The book is pricey ($225 USD), but not because of attention to detail. The type is uncomfortably small for my aging eyes, and the copyediting and proofreading are frequently shoddy, with missing punctuation, copy/paste errors, phrases that take two or more reads to comprehend ("is largely irrelevant the explanation of it apparent dangerousness" [p. 64]), and occasional gross infelicities (misattributing Hamlet’s “to be or not to be” speech to As You Like It [p. 192]). These occur on nearly every page of many chapters, though most chapters were tolerably well proofread. Combine this with overly academic prose, and many chapters are unnecessarily difficult to read and comprehend.
The editors’ content selection is much stronger, with a high quality of thought expressed in almost all chapters, though stronger developmental editing would have improved the quality by reducing the length; as a crude estimate, the book could have been shortened by 20% simply by eliminating redundancies and tightening verbose prose.
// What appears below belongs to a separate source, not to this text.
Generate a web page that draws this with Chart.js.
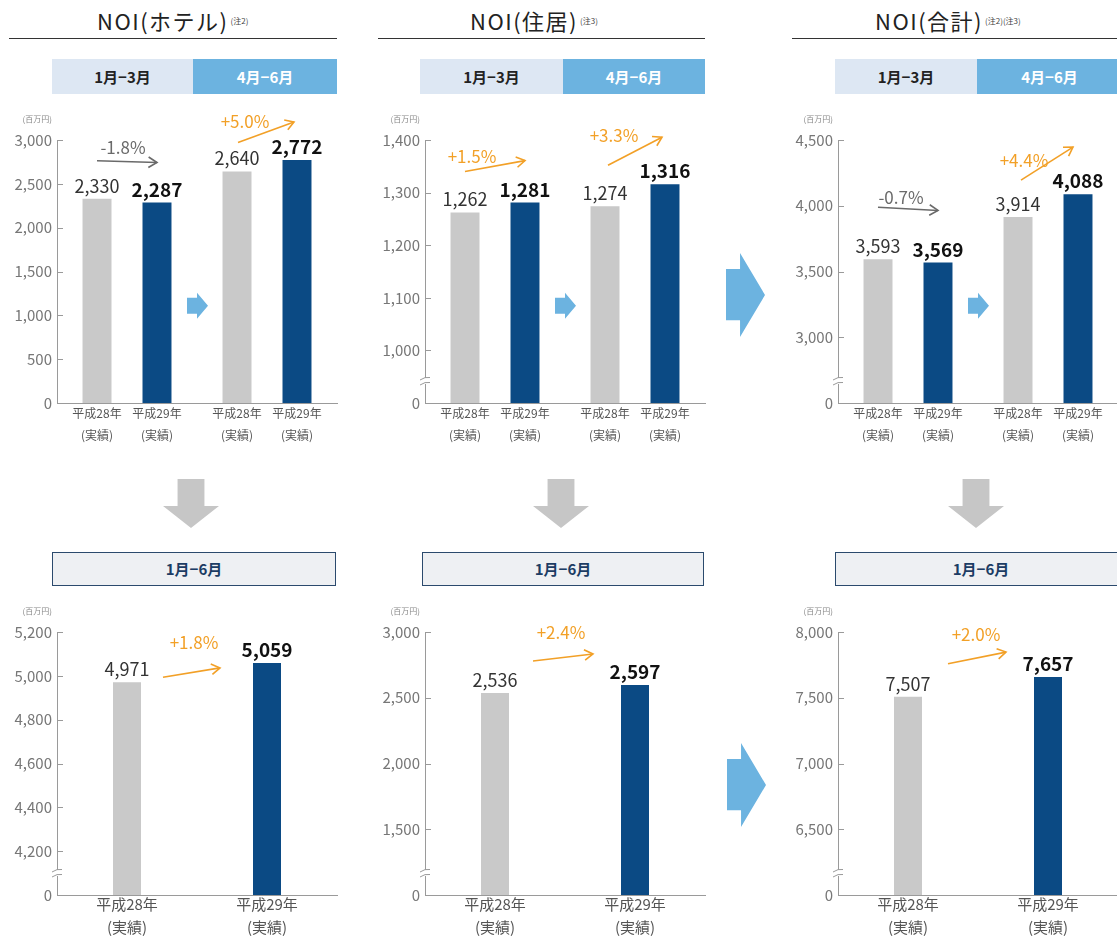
<!DOCTYPE html>
<html lang="ja">
<head>
<meta charset="utf-8">
<script src="https://cdn.jsdelivr.net/npm/chart.js@4.4.1/dist/chart.umd.min.js"></script>
<style>
  html, body { margin: 0; padding: 0; background: #fff; overflow: hidden; }
  body { width: 1117px; height: 937px; position: relative; font-family: 'Noto Sans CJK JP', 'Noto Sans', sans-serif; }
  .abs { position: absolute; }
  .title { font-size: 22px; line-height: 22px; letter-spacing: 1.5px; color: #222; white-space: nowrap; }
  .title .note { font-size: 8px; letter-spacing: 0; vertical-align: top; color: #444; margin-left: 2px; position: relative; top: 1px; }
  .rule { height: 0; border-top: 1.5px solid #333; top: 38px; }
  .box { top: 59px; height: 35px; line-height: 35px; text-align: center; font-weight: bold; font-size: 15px; }
  .light { background: #dde7f3; color: #222; }
  .blue { background: #6cb3e0; color: #fff; }
  .half { top: 552px; height: 32px; line-height: 32px; border: 1.5px solid #2b4a6d; background: #eef0f3;
          color: #1c3c64; text-align: center; font-weight: bold; font-size: 15px; box-sizing: content-box; }
  .down { width: 56px; height: 49px; top: 479px; background: #c6c6c6;
          clip-path: polygon(26% 0, 74% 0, 74% 55%, 100% 55%, 50% 100%, 0 55%, 26% 55%); }
  .big { width: 39px; height: 84px; background: #6cb3e0;
         clip-path: polygon(0 19%, 36% 19%, 36% 0, 100% 50%, 36% 100%, 36% 80%, 0 80%); }
  canvas { position: absolute; }
</style>
</head>
<body>

<div class="abs title" style="left:97px; top:9px">NOI(ホテル)<span class="note">(注2)</span></div>
<div class="abs title" style="left:470px; top:9px">NOI(住居)<span class="note">(注3)</span></div>
<div class="abs title" style="left:875px; top:9px">NOI(合計)<span class="note">(注2)(注3)</span></div>
<div class="abs rule" style="left:9px; width:328px"></div>
<div class="abs rule" style="left:378px; width:327px"></div>
<div class="abs rule" style="left:792px; width:330px"></div>

<div class="abs box light" style="left:52px; width:141px">1月−3月</div>
<div class="abs box blue" style="left:193px; width:144px">4月−6月</div>
<div class="abs box light" style="left:420px; width:143px">1月−3月</div>
<div class="abs box blue" style="left:563px; width:142px">4月−6月</div>
<div class="abs box light" style="left:835px; width:142px">1月−3月</div>
<div class="abs box blue" style="left:977px; width:145px">4月−6月</div>

<div class="abs big" style="left:726px; top:253px"></div>
<div class="abs big" style="left:727px; top:743px"></div>

<div class="abs down" style="left:163px"></div>
<div class="abs down" style="left:533px"></div>
<div class="abs down" style="left:948px"></div>

<div class="abs half" style="left:52px; width:282px">1月−6月</div>
<div class="abs half" style="left:422px; width:280px">1月−6月</div>
<div class="abs half" style="left:835px; width:290px">1月−6月</div>

<canvas id="hotelQ" width="345" height="345" style="left:0px; top:100px"></canvas>
<canvas id="resQ" width="345" height="345" style="left:368px; top:100px"></canvas>
<canvas id="totalQ" width="345" height="345" style="left:781px; top:100px"></canvas>
<canvas id="hotelH" width="345" height="345" style="left:0px; top:592px"></canvas>
<canvas id="resH" width="345" height="345" style="left:368px; top:592px"></canvas>
<canvas id="totalH" width="345" height="345" style="left:781px; top:592px"></canvas>

<script>
// data (百万円)
const years = ['平成28年', '平成29年'];
const periods = ['1月−3月', '4月−6月'];

const hotelQ28 = [2330, 2640];
const hotelQ29 = [2287, 2772];
const resQ28 = [1262, 1274];
const resQ29 = [1281, 1316];
const totalQ28 = [3593, 3914];
const totalQ29 = [3569, 4088];

const hotelH1 = [4971, 5059];
const resH1 = [2536, 2597];
const totalH1 = [7507, 7657];

const hotelQGrowth = ['-1.8%', '+5.0%'];
const resQGrowth = ['+1.5%', '+3.3%'];
const totalQGrowth = ['-0.7%', '+4.4%'];
const hotelHGrowth = ['+1.8%'];
const resHGrowth = ['+2.4%'];
const totalHGrowth = ['+2.0%'];

// y ticks; first entry is the "0" shown below the axis break
const hotelQTicks = [0, 500, 1000, 1500, 2000, 2500, 3000];
const resQTicks = [0, 1000, 1100, 1200, 1300, 1400];
const totalQTicks = [0, 3000, 3500, 4000, 4500];
const hotelHTicks = [0, 4200, 4400, 4600, 4800, 5000, 5200];
const resHTicks = [0, 1500, 2000, 2500, 3000];
const totalHTicks = [0, 6500, 7000, 7500, 8000];

const FONT = "'Noto Sans CJK JP', 'Noto Sans', sans-serif";
const GRAY = '#c9c9c9';
const NAVY = '#0b4a84';
const ORANGE = '#f2a027';
const MINUS = '#6a6a6a';

Chart.defaults.font.family = FONT;

function yScale(ticks) {
  const step = ticks[2] - ticks[1];
  const lo = ticks[1] - step;
  const hi = ticks[ticks.length - 1];
  return {
    min: lo,
    max: hi,
    afterBuildTicks: s => { s.ticks = [lo].concat(ticks.slice(1)).map(v => ({ value: v })); },
    afterFit: s => { s.width = 57; },
    border: { color: '#9a9a9a', width: 1 },
    grid: { display: false, drawTicks: false, tickLength: 0 },
    ticks: {
      color: '#777',
      font: { size: 15 },
      padding: 5,
      callback: v => (v === lo ? '0' : v.toLocaleString('en-US'))
    }
  };
}

function arrowLine(ctx, x1, y1, x2, y2, color) {
  const ang = Math.atan2(y2 - y1, x2 - x1);
  ctx.strokeStyle = color;
  ctx.lineWidth = 1.6;
  ctx.beginPath();
  ctx.moveTo(x1, y1);
  ctx.lineTo(x2, y2);
  ctx.stroke();
  ctx.beginPath();
  ctx.moveTo(x2 - 10 * Math.cos(ang - 0.55), y2 - 10 * Math.sin(ang - 0.55));
  ctx.lineTo(x2, y2);
  ctx.lineTo(x2 - 10 * Math.cos(ang + 0.55), y2 - 10 * Math.sin(ang + 0.55));
  ctx.stroke();
}

const decoPlugin = {
  id: 'deco',
  afterDraw(chart, args, opts) {
    const ctx = chart.ctx;
    const a = chart.chartArea;
    const y = chart.scales.y;
    ctx.save();

    // short ticks pointing into the plot
    ctx.strokeStyle = '#9a9a9a';
    ctx.lineWidth = 1;
    y.ticks.forEach((t, i) => {
      if (i === 0) return;
      const py = Math.round(y.getPixelForValue(t.value)) + 0.5;
      ctx.beginPath();
      ctx.moveTo(a.left, py);
      ctx.lineTo(a.left + 6, py);
      ctx.stroke();
    });

    // unit
    ctx.fillStyle = '#888';
    ctx.font = '8px ' + FONT;
    ctx.textAlign = 'right';
    ctx.textBaseline = 'middle';
    ctx.fillText('(百万円)', a.left - 5, a.top - 21);

    // axis break mark
    if (opts.ticks[0] !== y.min) {
      const yb = a.bottom - 22;
      ctx.fillStyle = '#fff';
      ctx.fillRect(a.left - 5, yb - 3, 10, 6);
      ctx.strokeStyle = '#9a9a9a';
      [-2.5, 2.5].forEach(k => {
        ctx.beginPath();
        ctx.moveTo(a.left - 5, yb + k + 1.5);
        ctx.quadraticCurveTo(a.left, yb + k - 2, a.left + 5, yb + k - 1);
        ctx.stroke();
      });
    }

    // value labels
    ctx.textAlign = 'center';
    ctx.textBaseline = 'middle';
    chart.data.datasets.forEach((ds, di) => {
      chart.getDatasetMeta(di).data.forEach((bar, i) => {
        const strong = bar.options.backgroundColor === NAVY;
        ctx.font = (strong ? '600 19px ' : '400 18px ') + FONT;
        ctx.fillStyle = strong ? '#111' : '#333';
        ctx.fillText(ds.data[i].toLocaleString('en-US'), bar.x, bar.y - 13);
      });
    });

    // year labels under each bar
    const lab = opts.labels;
    ctx.font = lab.size + 'px ' + FONT;
    ctx.fillStyle = '#555';
    chart.data.datasets.forEach((ds, di) => {
      chart.getDatasetMeta(di).data.forEach((bar, i) => {
        const text = lab.perDataset ? ds.label : chart.data.labels[i];
        ctx.fillText(text, bar.x, a.bottom + lab.y1);
        ctx.fillText('(実績)', bar.x, a.bottom + lab.y2);
      });
    });

    // small arrow between the two periods (quarter charts)
    if (lab.perDataset) {
      const m0 = chart.getDatasetMeta(1).data[0];
      const m1 = chart.getDatasetMeta(0).data[1];
      const cx = (m0.x + m1.x) / 2;
      const cy = a.top + 0.63 * (a.bottom - a.top);
      ctx.fillStyle = '#6cb3e0';
      ctx.beginPath();
      ctx.moveTo(cx - 10, cy - 8);
      ctx.lineTo(cx, cy - 8);
      ctx.lineTo(cx, cy - 13);
      ctx.lineTo(cx + 11, cy);
      ctx.lineTo(cx, cy + 13);
      ctx.lineTo(cx, cy + 8);
      ctx.lineTo(cx - 10, cy + 8);
      ctx.closePath();
      ctx.fill();
    }

    // growth arrows
    opts.notes.forEach(n => {
      const A = chart.getDatasetMeta(n.from[0]).data[n.from[1]];
      const B = chart.getDatasetMeta(n.to[0]).data[n.to[1]];
      const color = n.text.startsWith('-') ? MINUS : ORANGE;
      const x1 = A.x + n.s[0], y1 = A.y + n.s[1];
      const x2 = B.x + n.e[0], y2 = B.y + n.e[1];
      arrowLine(ctx, x1, y1, x2, y2, color);
      ctx.font = '17px ' + FONT;
      ctx.fillStyle = color;
      ctx.fillText(n.text, x1 + n.t[0], y1 + n.t[1]);
    });

    ctx.restore();
  }
};

function baseOptions(ticks, notes, labels) {
  return {
    responsive: false,
    animation: false,
    layout: { padding: { top: 40, right: 8, left: 0, bottom: 0 } },
    plugins: {
      legend: { display: false },
      tooltip: { enabled: false },
      deco: { ticks: ticks, notes: notes, labels: labels }
    },
    scales: {
      x: {
        afterFit: s => { s.height = 42; },
        border: { color: '#9a9a9a' },
        grid: { display: false },
        ticks: { display: false }
      },
      y: yScale(ticks)
    }
  };
}

function quarterChart(id, v28, v29, ticks, growth, geo) {
  const notes = growth.map((g, i) => Object.assign({ from: [0, i], to: [1, i], text: g }, geo[i]));
  new Chart(document.getElementById(id), {
    type: 'bar',
    data: {
      labels: periods,
      datasets: [
        { label: years[0], data: v28, backgroundColor: GRAY },
        { label: years[1], data: v29, backgroundColor: NAVY }
      ]
    },
    options: Object.assign(baseOptions(ticks, notes, { perDataset: true, size: 12, y1: 10, y2: 32 }),
      { categoryPercentage: 0.857, barPercentage: 0.483 }),
    plugins: [decoPlugin]
  });
}

function halfChart(id, values, ticks, growth, geo) {
  const notes = [Object.assign({ from: [0, 0], to: [0, 1], text: growth[0] }, geo)];
  new Chart(document.getElementById(id), {
    type: 'bar',
    data: {
      labels: years,
      datasets: [{ label: '1月−6月', data: values, backgroundColor: [GRAY, NAVY] }]
    },
    options: Object.assign(baseOptions(ticks, notes, { perDataset: false, size: 15, y1: 9, y2: 32 }),
      { categoryPercentage: 1, barPercentage: 0.2 }),
    plugins: [decoPlugin]
  });
}

quarterChart('hotelQ', hotelQ28, hotelQ29, hotelQTicks, hotelQGrowth, [
  { s: [0, -38], e: [0, -40], t: [26, -13] },
  { s: [1, -29], e: [-3, -38], t: [7, -21] }
]);
quarterChart('resQ', resQ28, resQ29, resQTicks, resQGrowth, [
  { s: [0, -41], e: [0, -42], t: [7, -15] },
  { s: [3, -41], e: [-3, -47], t: [6, -30] }
]);
quarterChart('totalQ', totalQ28, totalQ29, totalQTicks, totalQGrowth, [
  { s: [0, -52], e: [0, -52], t: [23, -10] },
  { s: [3, -37], e: [-5, -47], t: [3, -20] }
]);

halfChart('hotelH', hotelH1, hotelHTicks, hotelHGrowth, { s: [36, -5], e: [-47, 5], t: [31, -35] });
halfChart('resH', resH1, resHTicks, resHGrowth, { s: [38, -32], e: [-42, -31], t: [28, -28] });
halfChart('totalH', totalH1, totalHTicks, totalHGrowth, { s: [40, -33], e: [-42, -25], t: [28, -29] });
</script>
</body>
</html>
The book would also have been more effective if the chapters had been developed as parts of an integrated whole rather than as separate contributions on a range of topics, but perhaps that’s an unfair criticism for a book that wasn’t designed as a self-contained monograph.
These caveats notwithstanding, the book is a strong and important contribution to the field of risk communication and contains copious literature citations for those who want to read further.